Back in 1998, I tried to get my mother to watch Tom Tykwer’s Run Lola Run. She couldn’t handle it and said all the running exhausted her. This film, Premium Rush, directed by David Koepp and starring Joseph Gordon-Levitt, is comparable on several different levels to Lola–simple plot, clever storytelling, and a youthful lead put through physically exhausting turmoil–but in the end we’re left with two things: overwhelming admiration for Gordon-Levitt’s character together with the comedown from ninety-one straight minutes of tension battling exhilaration. (Slamming a Red Bull beforehand isn’t a requirement but does a great job of elevating one’s film experience from an otherwise standard rush to premium status, if you’re interested).

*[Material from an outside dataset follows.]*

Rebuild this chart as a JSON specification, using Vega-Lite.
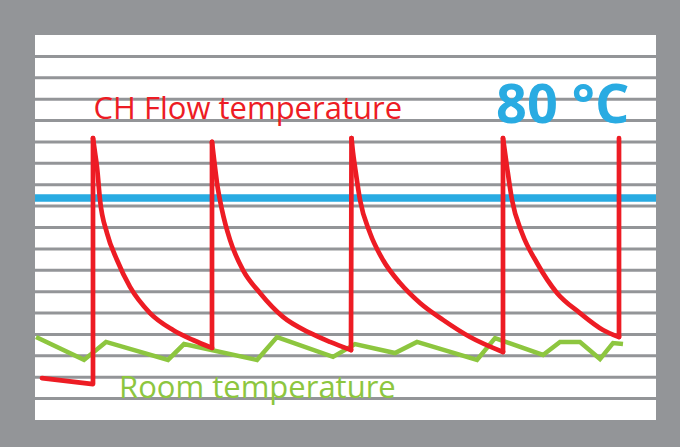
{
  "$schema": "https://vega.github.io/schema/vega-lite/v6.json",
  "width": 621,
  "height": 385,
  "autosize": {"type": "none"},
  "padding": {"left": 35, "top": 35, "right": 24, "bottom": 27},
  "background": "#939598",
  "config": {"view": {"fill": "#ffffff", "stroke": null}},
  "datasets": {
    "grid": [
      {"level": 1}, {"level": 2}, {"level": 3}, {"level": 4}, {"level": 5}, {"level": 6},
      {"level": 7}, {"level": 8}, {"level": 9}, {"level": 10}, {"level": 11}, {"level": 12},
      {"level": 13}, {"level": 14}, {"level": 15}, {"level": 16}, {"level": 17}
    ],
    "flow": [
      {"seq": 1, "cycle": 0, "phase": "rise", "t": 7, "level": 1.96},
      {"seq": 2, "cycle": 0, "phase": "rise", "t": 58, "level": 1.68},
      {"seq": 3, "cycle": 0, "phase": "rise", "t": 58, "level": 13.18},
      {"seq": 4, "cycle": 1, "phase": "decay", "t": 58, "level": 13.18},
      {"seq": 5, "cycle": 1, "phase": "decay", "t": 60, "level": 12.5},
      {"seq": 6, "cycle": 1, "phase": "decay", "t": 62, "level": 11.83},
      {"seq": 7, "cycle": 1, "phase": "decay", "t": 65, "level": 10.29},
      {"seq": 8, "cycle": 1, "phase": "decay", "t": 72, "level": 8.74},
      {"seq": 9, "cycle": 1, "phase": "decay", "t": 82, "level": 7.48},
      {"seq": 10, "cycle": 1, "phase": "decay", "t": 95, "level": 6.22},
      {"seq": 11, "cycle": 1, "phase": "decay", "t": 115, "level": 5.0},
      {"seq": 12, "cycle": 1, "phase": "decay", "t": 138, "level": 4.21},
      {"seq": 13, "cycle": 1, "phase": "decay", "t": 158, "level": 3.74},
      {"seq": 14, "cycle": 1, "phase": "decay", "t": 177, "level": 3.37},
      {"seq": 15, "cycle": 1, "phase": "rise", "t": 177, "level": 3.37},
      {"seq": 16, "cycle": 1, "phase": "rise", "t": 177, "level": 13.0},
      {"seq": 17, "cycle": 2, "phase": "decay", "t": 177, "level": 13.0},
      {"seq": 18, "cycle": 2, "phase": "decay", "t": 179, "level": 12.2},
      {"seq": 19, "cycle": 2, "phase": "decay", "t": 182, "level": 11.08},
      {"seq": 20, "cycle": 2, "phase": "decay", "t": 187, "level": 9.82},
      {"seq": 21, "cycle": 2, "phase": "decay", "t": 195, "level": 8.42},
      {"seq": 22, "cycle": 2, "phase": "decay", "t": 208, "level": 7.01},
      {"seq": 23, "cycle": 2, "phase": "decay", "t": 225, "level": 5.94},
      {"seq": 24, "cycle": 2, "phase": "decay", "t": 248, "level": 4.82},
      {"seq": 25, "cycle": 2, "phase": "decay", "t": 275, "level": 4.07},
      {"seq": 26, "cycle": 2, "phase": "decay", "t": 295, "level": 3.65},
      {"seq": 27, "cycle": 2, "phase": "decay", "t": 316, "level": 3.27},
      {"seq": 28, "cycle": 2, "phase": "rise", "t": 316, "level": 3.27},
      {"seq": 29, "cycle": 2, "phase": "rise", "t": 316.5, "level": 13.18},
      {"seq": 30, "cycle": 3, "phase": "decay", "t": 316.5, "level": 13.18},
      {"seq": 31, "cycle": 3, "phase": "decay", "t": 318, "level": 12.5},
      {"seq": 32, "cycle": 3, "phase": "decay", "t": 320, "level": 11.83},
      {"seq": 33, "cycle": 3, "phase": "decay", "t": 325, "level": 10.29},
      {"seq": 34, "cycle": 3, "phase": "decay", "t": 335, "level": 8.74},
      {"seq": 35, "cycle": 3, "phase": "decay", "t": 348, "level": 7.48},
      {"seq": 36, "cycle": 3, "phase": "decay", "t": 365, "level": 6.4},
      {"seq": 37, "cycle": 3, "phase": "decay", "t": 385, "level": 5.47},
      {"seq": 38, "cycle": 3, "phase": "decay", "t": 408, "level": 4.68},
      {"seq": 39, "cycle": 3, "phase": "decay", "t": 435, "level": 3.88},
      {"seq": 40, "cycle": 3, "phase": "decay", "t": 468, "level": 3.18},
      {"seq": 41, "cycle": 3, "phase": "rise", "t": 468, "level": 3.18},
      {"seq": 42, "cycle": 3, "phase": "rise", "t": 468, "level": 13.18},
      {"seq": 43, "cycle": 4, "phase": "decay", "t": 468, "level": 13.18},
      {"seq": 44, "cycle": 4, "phase": "decay", "t": 470, "level": 12.5},
      {"seq": 45, "cycle": 4, "phase": "decay", "t": 472, "level": 11.83},
      {"seq": 46, "cycle": 4, "phase": "decay", "t": 477, "level": 10.29},
      {"seq": 47, "cycle": 4, "phase": "decay", "t": 487, "level": 8.74},
      {"seq": 48, "cycle": 4, "phase": "decay", "t": 502, "level": 7.34},
      {"seq": 49, "cycle": 4, "phase": "decay", "t": 522, "level": 5.94},
      {"seq": 50, "cycle": 4, "phase": "decay", "t": 545, "level": 5.0},
      {"seq": 51, "cycle": 4, "phase": "decay", "t": 568, "level": 4.21},
      {"seq": 52, "cycle": 4, "phase": "decay", "t": 584, "level": 3.88},
      {"seq": 53, "cycle": 4, "phase": "rise", "t": 584, "level": 3.88},
      {"seq": 54, "cycle": 4, "phase": "rise", "t": 584, "level": 13.18}
    ],
    "room": [
      {"t": 1, "level": 3.88},
      {"t": 49, "level": 2.81},
      {"t": 71, "level": 3.65},
      {"t": 133, "level": 2.81},
      {"t": 149, "level": 3.55},
      {"t": 222, "level": 2.81},
      {"t": 242, "level": 3.88},
      {"t": 298, "level": 2.95},
      {"t": 320, "level": 3.55},
      {"t": 360, "level": 3.13},
      {"t": 382, "level": 3.65},
      {"t": 442, "level": 2.81},
      {"t": 460, "level": 3.83},
      {"t": 508, "level": 3.04},
      {"t": 525, "level": 3.65},
      {"t": 545, "level": 3.65},
      {"t": 565, "level": 2.85},
      {"t": 578, "level": 3.6},
      {"t": 588, "level": 3.55}
    ],
    "setpoint": [{"level": 10.38}],
    "labels": [
      {"key": "flow", "label": "CH Flow temperature", "t": 58.5, "level": 14.06},
      {"key": "setpoint", "label": "80 °C", "t": 461, "level": 13.87},
      {"key": "room", "label": "Room temperature", "t": 84, "level": 1.01}
    ]
  },
  "layer": [
    {
      "data": {"name": "grid"},
      "mark": {"type": "rule", "color": "#939598", "strokeWidth": 3},
      "encoding": {
        "y": {
          "field": "level",
          "type": "quantitative",
          "scale": {"domain": [0, 18], "nice": false, "zero": false},
          "axis": null
        }
      }
    },
    {
      "data": {"name": "setpoint"},
      "mark": {"type": "rule", "color": "#29ABE2", "strokeWidth": 7.5},
      "encoding": {
        "y": {"field": "level", "type": "quantitative"}
      }
    },
    {
      "data": {"name": "room"},
      "mark": {"type": "line", "color": "#8DC63F", "strokeWidth": 4.5, "strokeJoin": "miter", "strokeCap": "butt"},
      "encoding": {
        "x": {"field": "t", "type": "quantitative", "scale": {"domain": [0, 621], "nice": false, "zero": false}, "axis": null},
        "y": {"field": "level", "type": "quantitative"}
      }
    },
    {
      "data": {"name": "flow"},
      "transform": [{"filter": "datum.phase === 'rise'"}],
      "mark": {"type": "line", "color": "#ED1C24", "strokeWidth": 4.7, "strokeJoin": "round", "strokeCap": "round"},
      "encoding": {
        "x": {"field": "t", "type": "quantitative"},
        "y": {"field": "level", "type": "quantitative"},
        "detail": {"field": "cycle", "type": "nominal"},
        "order": {"field": "seq", "type": "quantitative"}
      }
    },
    {
      "data": {"name": "flow"},
      "transform": [{"filter": "datum.phase === 'decay'"}],
      "mark": {"type": "line", "color": "#ED1C24", "strokeWidth": 4.7, "strokeJoin": "round", "strokeCap": "round", "interpolate": "monotone"},
      "encoding": {
        "x": {"field": "t", "type": "quantitative"},
        "y": {"field": "level", "type": "quantitative"},
        "detail": {"field": "cycle", "type": "nominal"},
        "order": {"field": "seq", "type": "quantitative"}
      }
    },
    {
      "data": {"name": "labels"},
      "transform": [{"filter": "datum.key === 'flow'"}],
      "mark": {"type": "text", "color": "#ED1C24", "font": "Open Sans", "fontSize": 31, "align": "left", "baseline": "alphabetic"},
      "encoding": {
        "x": {"field": "t", "type": "quantitative"},
        "y": {"field": "level", "type": "quantitative"},
        "text": {"field": "label"}
      }
    },
    {
      "data": {"name": "labels"},
      "transform": [{"filter": "datum.key === 'setpoint'"}],
      "mark": {"type": "text", "color": "#29ABE2", "font": "Open Sans", "fontWeight": "bold", "fontSize": 54, "align": "left", "baseline": "alphabetic"},
      "encoding": {
        "x": {"field": "t", "type": "quantitative"},
        "y": {"field": "level", "type": "quantitative"},
        "text": {"field": "label"}
      }
    },
    {
      "data": {"name": "labels"},
      "transform": [{"filter": "datum.key === 'room'"}],
      "mark": {"type": "text", "color": "#8DC63F", "font": "Open Sans", "fontSize": 31, "align": "left", "baseline": "alphabetic"},
      "encoding": {
        "x": {"field": "t", "type": "quantitative"},
        "y": {"field": "level", "type": "quantitative"},
        "text": {"field": "label"}
      }
    }
  ]
}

Wilee (Gordon-Levitt) is a bicycle messenger who likes the thrills and dangers of his job; “Fixed gear. No brakes. I can’t stop. Don’t want to, either.” We meet him just as he’s being forcefully knocked off his bike by a taxi cab, and the film backs up from there, bit by bit, to explain the events that brought him to the accident. A special envelope, a dirty police detective, a roommate, a love interest, a rival messenger, and a whole lotta riding have Wilee weaving in and out of traffic, consulting navigational layouts of Manhattan, and calculating escape routes with every pedal for what turns out to be an extremely important delivery. We discover eventually that the opening crash is only part of his problem, and a minor one at that, but all this for a MacGuffin? Yeah, a little bit, but it’s a good one, and done well among the snappy dialogues, driving guitar-punctuated melodies, and fast pace.

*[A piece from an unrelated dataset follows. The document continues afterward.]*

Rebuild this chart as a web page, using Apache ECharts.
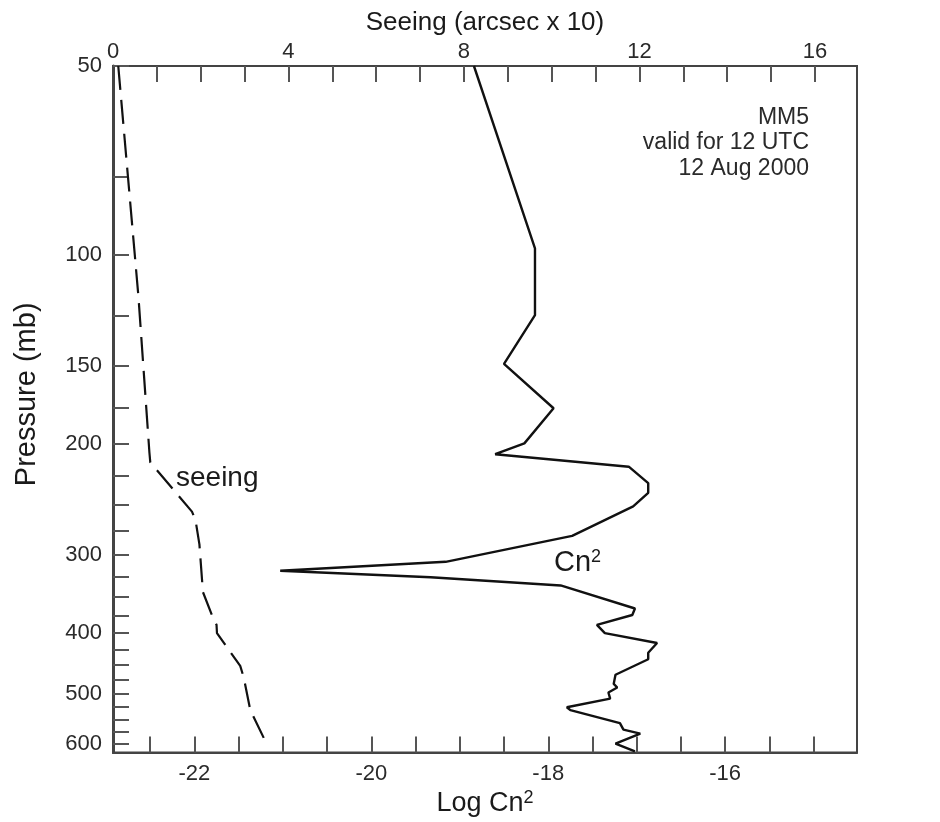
<!DOCTYPE html>
<html>
<head>
<meta charset="utf-8">
<title>MM5 seeing and Cn2</title>
<script src="https://cdn.jsdelivr.net/npm/echarts@6/dist/echarts.min.js"></script>
<style>
  html, body { margin: 0; padding: 0; background: #fff; }
  #myChart { width: 940px; height: 822px; }
</style>
</head>
<body>
<div id="myChart"></div>
<script>
// Cn2 profile (solid line): pressure (mb) and log10 Cn2
var cn2Pressure = [50, 97.6, 124.7, 149.1, 175.4, 199.5, 207.6, 217.3, 230.8, 239.2,
  251.3, 280.1, 308, 318.2, 326, 335.9, 365.5, 374.3, 388.1, 400,
  414.8, 430, 440.3, 466, 481.9, 488.4, 497.3, 508.6, 525, 530.6,
  556.4, 570, 578.4, 600, 617.4];
var cn2Log = [-18.84, -18.15, -18.15, -18.5, -17.94, -18.27, -18.6, -17.09, -16.87, -16.87,
  -17.04, -17.73, -19.16, -21.03, -19.33, -17.86, -17.02, -17.05, -17.45, -17.36,
  -16.77, -16.87, -16.87, -17.24, -17.26, -17.22, -17.32, -17.3, -17.79, -17.75,
  -17.19, -17.15, -16.96, -17.24, -17.02];

// seeing profile (dashed line): pressure (mb) and seeing (arcsec x 10)
var seeingPressure = [50, 116.5, 206.3, 213.9, 256.2, 264.1, 289, 344.1, 375.2, 388.1,
  400, 451.2, 470.6, 530.6, 602];
var seeingVal = [0.12, 0.58, 0.83, 0.85, 1.8, 1.88, 1.97, 2.05, 2.26, 2.36,
  2.37, 2.9, 2.98, 3.13, 3.51];

// tick marks / labels
var pressureTicks = [50, 75, 100, 125, 150, 175, 200, 225, 250, 275, 300, 325, 350, 375,
  400, 425, 450, 475, 500, 525, 550, 575, 600];
var pressureLabels = [50, 100, 150, 200, 300, 400, 500, 600];
var cn2Ticks = [-22.5, -22, -21.5, -21, -20.5, -20, -19.5, -19, -18.5, -18, -17.5, -17,
  -16.5, -16, -15.5, -15];
var cn2Labels = [-22, -20, -18, -16];
var seeingTicks = [1, 2, 3, 4, 5, 6, 7, 8, 9, 10, 11, 12, 13, 14, 15, 16];
var seeingLabels = [0, 4, 8, 12, 16];

var FONT = '"Liberation Sans", Arial, Helvetica, sans-serif';
var lg = function (p) { return Math.log10(p); };

var cn2Data = cn2Pressure.map(function (p, i) { return [cn2Log[i], lg(p)]; });
var seeingData = seeingPressure.map(function (p, i) { return [seeingVal[i], lg(p)]; });

var myChart = echarts.init(document.getElementById('myChart'), null, { renderer: 'canvas' });

var tickStyle = { show: true, inside: true, length: 16, lineStyle: { color: '#555', width: 2 } };

var option = {
  animation: false,
  backgroundColor: '#fff',
  textStyle: { fontFamily: FONT },
  grid: {
    left: 113, top: 66, right: 83, bottom: 59,
    show: true, borderColor: '#444', borderWidth: 2, backgroundColor: 'transparent'
  },
  xAxis: [
    {
      // bottom: Log Cn2
      type: 'value',
      position: 'bottom',
      min: -22.92,
      max: -14.51,
      name: 'Log Cn{sup|2}',
      nameLocation: 'middle',
      nameGap: 29,
      nameTextStyle: {
        fontFamily: FONT, fontSize: 27, color: '#1a1a1a',
        rich: { sup: { fontFamily: FONT, fontSize: 18, color: '#1a1a1a', verticalAlign: 'top', padding: [0, 0, 10, 0] } }
      },
      axisLine: { show: true, lineStyle: { color: '#444', width: 2 } },
      axisTick: Object.assign({ customValues: cn2Ticks }, tickStyle),
      axisLabel: {
        customValues: cn2Labels,
        fontFamily: FONT, fontSize: 22, color: '#2a2a2a', margin: 10
      },
      splitLine: { show: false }
    },
    {
      // top: seeing
      type: 'value',
      position: 'top',
      min: 0,
      max: 16.96,
      name: 'Seeing (arcsec x 10)',
      nameLocation: 'middle',
      nameGap: 30,
      nameTextStyle: { fontFamily: FONT, fontSize: 26, color: '#1a1a1a' },
      axisLine: { show: true, lineStyle: { color: '#444', width: 2 } },
      axisTick: Object.assign({ customValues: seeingTicks }, tickStyle),
      axisLabel: {
        customValues: seeingLabels,
        fontFamily: FONT, fontSize: 22, color: '#2a2a2a', margin: 3
      },
      splitLine: { show: false }
    }
  ],
  yAxis: {
    type: 'value',
    inverse: true,
    min: lg(50),
    max: lg(620),
    name: 'Pressure (mb)',
    nameLocation: 'middle',
    nameGap: 72,
    nameTextStyle: { fontFamily: FONT, fontSize: 29, color: '#1a1a1a', padding: [0, 0, 0, 30] },
    axisLine: { show: true, lineStyle: { color: '#444', width: 3 } },
    axisTick: Object.assign({}, tickStyle, { customValues: pressureTicks.map(lg) }),
    axisLabel: {
      customValues: pressureLabels.map(lg),
      fontFamily: FONT, fontSize: 22, color: '#2a2a2a', margin: 11,
      formatter: function (v) { return Math.round(Math.pow(10, v)); }
    },
    splitLine: { show: false }
  },
  series: [
    {
      name: 'Cn2',
      type: 'line',
      xAxisIndex: 0,
      data: cn2Data,
      showSymbol: false,
      silent: true,
      lineStyle: { color: '#111', width: 2.4 }
    },
    {
      name: 'seeing',
      type: 'line',
      xAxisIndex: 1,
      data: seeingData,
      showSymbol: false,
      silent: true,
      lineStyle: { color: '#111', width: 2.2, type: [24, 10] }
    }
  ],
  graphic: [
    { type: 'text', right: 131, top: 106, style: { text: 'MM5', font: '23px ' + FONT, fill: '#2a2a2a', textAlign: 'right' } },
    { type: 'text', right: 131, top: 131, style: { text: 'valid for 12 UTC', font: '23px ' + FONT, fill: '#2a2a2a', textAlign: 'right' } },
    { type: 'text', right: 131, top: 157, style: { text: '12 Aug 2000', font: '23px ' + FONT, fill: '#2a2a2a', textAlign: 'right' } },
    { type: 'text', left: 176, top: 464, style: { text: 'seeing', font: '28px ' + FONT, fill: '#1a1a1a' } },
    {
      type: 'text', left: 554, top: 548,
      style: {
        text: 'Cn{sup|2}', font: '29px ' + FONT, fill: '#1a1a1a',
        rich: { sup: { font: '18px ' + FONT, fill: '#1a1a1a', verticalAlign: 'top', padding: [0, 0, 10, 0] } }
      }
    }
  ]
};

myChart.setOption(option);
</script>
</body>
</html>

The bigger win for this picture is achieved almost completely by Gordon-Levitt’s portrayal of Wilee and the way the character was written. If, as viewers, we weren’t fortunate enough to grow up with Gordon-Levitt during his earlier work (Third Rock from the Sun, The Juror, Roseanne) we are certainly familiar with him now (Inception, The Dark Knight Rises, upcoming Loopers, and so on); he’s a likable, interesting actor playing a likable, interesting character.
Wilee isn’t just about likability though, he’s skilled, shrewd, and extremely good at his job. He takes us into his world of speed, street smarts, and messenger camaraderie, making virtually everyone else outside his professional circle seem old, boring, or when it comes to the numerous police officers who try to keep up with him, complete stooges. This world is tense, visceral, and often painful, but it’s one we can’t look away from, either. Wilee’s bike becomes almost inseparable from him, an extension of himself, creating trust and resolution when they’re together despite a narrative that opens by showing us that things don’t exactly end well. Some of the most rewarding moments come in knowing that once Wilee climbs back on and starts riding again, things will undoubtedly turn out all right.